Diary of a Feminist: When Women are Both Victims and Culprits

Most social customs revolve around the institu­tion of the family. And the family, or home, is the wo­man’s domain. So let’s face the fact that women play a significant role in perpetuating decadent so­cial customs.

Women dominate family af­fairs no matter how much sub­jugated they are in other mat­ters of life. But their domi­nance is pathetic. Because the dominance is over petty, superfluous things masked by the disproportionate importance attached to them. By women themselves. Who else?

For instance, take dowry or jahez. It concerns women and women only. It’s the girl’s mother who thinks of her daughter’s dowry the day she is born and starts filling the hope chest the day she reaches puberty.

It’s the girl herself who either categorically asks for specific things or subtly ex­presses her desires. It’s the girl and the mother who do the shopping. The poor man — the father — who procures the cash has no idea what the wo­men are buying and for what.

Once married, the girl is ex­cessively possessive about her dowry. In a world totally strange, these are the things she can cling to and call her own. She resents it if anything is used by the in-laws. And who will use her grinder, or china, or teflon-coated pots? Cer­tainly not the men of the fam­ily. They don’t cook.

If dowry is demanded by the boy’s family it’s invariably a woman, the saas who wants it. When you hear about a boy who has the cheek to make such a request/order, be sure he is voicing his mama’s wishes.

Now we come to the import­ance of dowry as far as the marital happiness of the couple is concerned. It has none. The dowry doesn’t make the couple more com­patible, more loving, more un­derstanding. Sadly, the dowry, the material, is in fact immaterial in the couple’s personal life. Conjugal happi­ness depends not on the dowry or grandeur of the wed­ding ceremony but on the couple’s  respect  for  each other’s needs, likes and dis­likes, mutual love, give-and-take and compromise.

The dowry only has a snot value. A big dower may camouflage in-laws’ resent­ment and rejection with sup­erficial respect of a bahu rude and haughty. The luxurious items, the electric gadgets brought by the girl may give a feel of enhanced status to the groom’s family. But does it re­ally change their lifestyle?

In a family of modest means and fixed salary, the foam of her big bed would sink soon, the sheen of the sofa would fade and the orange-coloured kitchen gadgets are still only made of plastic, even if they are made in France.

In a family where the girl has to swallow pricking re­marks that she ‘brought so little’ the dowry serves as a scapegoat for in-laws’ shat­tered expectations and their severed link with the boy (son/brother). Their anger and frustration is displaced from the bahu they themselves brought into the family on to the things she has or has not brought.

All the customs related to family and marriage are practised by women. The superstitions, the stigmas on different social happenings are believed by women. And who gets a raw deal in the process? Women. Really.
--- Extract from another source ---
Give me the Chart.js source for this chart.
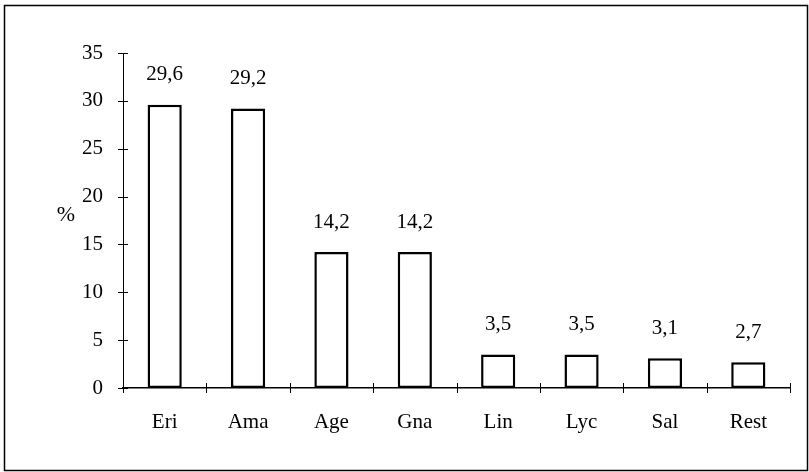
<!DOCTYPE html>
<html>
<head>
<meta charset="utf-8">
<script src="https://cdn.jsdelivr.net/npm/chart.js@4/dist/chart.umd.min.js"></script>
<style>
  html, body { margin: 0; padding: 0; background: #fff; }
  #wrap { width: 809px; height: 472px; }
</style>
</head>
<body>
<div id="wrap"><canvas id="chart" width="809" height="472"></canvas></div>
<script>
const categories = ['Eri', 'Ama', 'Age', 'Gna', 'Lin', 'Lyc', 'Sal', 'Rest'];
const shares = [29.6, 29.2, 14.2, 14.2, 3.5, 3.5, 3.1, 2.7];
const yTicks = [0, 5, 10, 15, 20, 25, 30, 35];

const FONT = '"Liberation Serif", "DejaVu Serif", serif';

// frame, crossing tick marks, value labels and the % title
const extras = {
    id: 'extras',
    afterDraw(chart) {
        const { ctx, scales: { x, y } } = chart;
        ctx.save();

        // outer frame
        ctx.strokeStyle = '#000';
        ctx.lineWidth = 1.5;
        ctx.strokeRect(4.5, 5.5, 803, 465);

        ctx.lineWidth = 1;
        const y0 = y.getPixelForValue(0);
        const axX = x.left;

        // y ticks crossing the axis
        yTicks.forEach(v => {
            const py = Math.round(y.getPixelForValue(v)) + 0.5;
            ctx.beginPath();
            ctx.moveTo(axX - 5, py);
            ctx.lineTo(axX + 5, py);
            ctx.stroke();
        });

        // x ticks between categories
        const step = x.getPixelForValue(1) - x.getPixelForValue(0);
        for (let i = 0; i <= categories.length; i++) {
            const px = Math.round(x.getPixelForValue(0) - step / 2 + i * step) + 0.5;
            ctx.beginPath();
            ctx.moveTo(px, y0 - 5);
            ctx.lineTo(px, y0 + 5);
            ctx.stroke();
        }

        // value labels
        ctx.fillStyle = '#000';
        ctx.font = '21px ' + FONT;
        ctx.textAlign = 'center';
        ctx.textBaseline = 'middle';
        const meta = chart.getDatasetMeta(0);
        meta.data.forEach((bar, i) => {
            ctx.fillText(String(shares[i]).replace('.', ','), bar.x, bar.y - 30);
        });

        // axis title
        ctx.font = '22px ' + FONT;
        ctx.fillText('%', 66, 215);
        ctx.restore();
    }
};

new Chart(document.getElementById('chart'), {
    type: 'bar',
    data: {
        labels: categories,
        datasets: [{
            data: shares,
            backgroundColor: '#fff',
            borderColor: '#000',
            borderWidth: 2.5,
            borderSkipped: false,
            categoryPercentage: 1,
            barPercentage: 0.41
        }]
    },
    options: {
        responsive: false,
        animation: false,
        devicePixelRatio: 1,
        layout: { padding: { left: 0, top: 53, right: 19, bottom: 0 } },
        plugins: {
            legend: { display: false },
            tooltip: { enabled: false }
        },
        scales: {
            x: {
                afterFit: s => { s.height = 84; },
                grid: { display: false },
                border: { display: true, color: '#000', width: 1.5 },
                ticks: {
                    color: '#000',
                    padding: 14,
                    font: { family: FONT, size: 21 }
                }
            },
            y: {
                min: 0,
                max: 35,
                afterFit: s => { s.width = 123; },
                afterBuildTicks: s => { s.ticks = yTicks.map(v => ({ value: v })); },
                grid: { display: false },
                border: { display: true, color: '#000', width: 1 },
                ticks: {
                    color: '#000',
                    padding: 12,
                    font: { family: FONT, size: 21 }
                }
            }
        }
    },
    plugins: [extras]
});
</script>
</body>
</html>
When I wonder about it all, why women have made a mess of their lives, I come to the conclusion it has something to do with female illiteracy. The overwhelming majority of us is illiterate, with closed minds where the light has yet to reach. But a friend of mine doesn’t agree with this hypothesis. She says she has seen many educated women with orthodox, conventional mentality. Why didn’t educa­tion enlighten them? She wonders.

Let’s remember on this sultry, oppressive day of the month of March, the Interna­tional Women’s Day, that wo­men of our country have two battles to fight. One is the political battle. The other is the social battle. And it is this battle which is more difficult to fight because the victims are women, the culprits are women.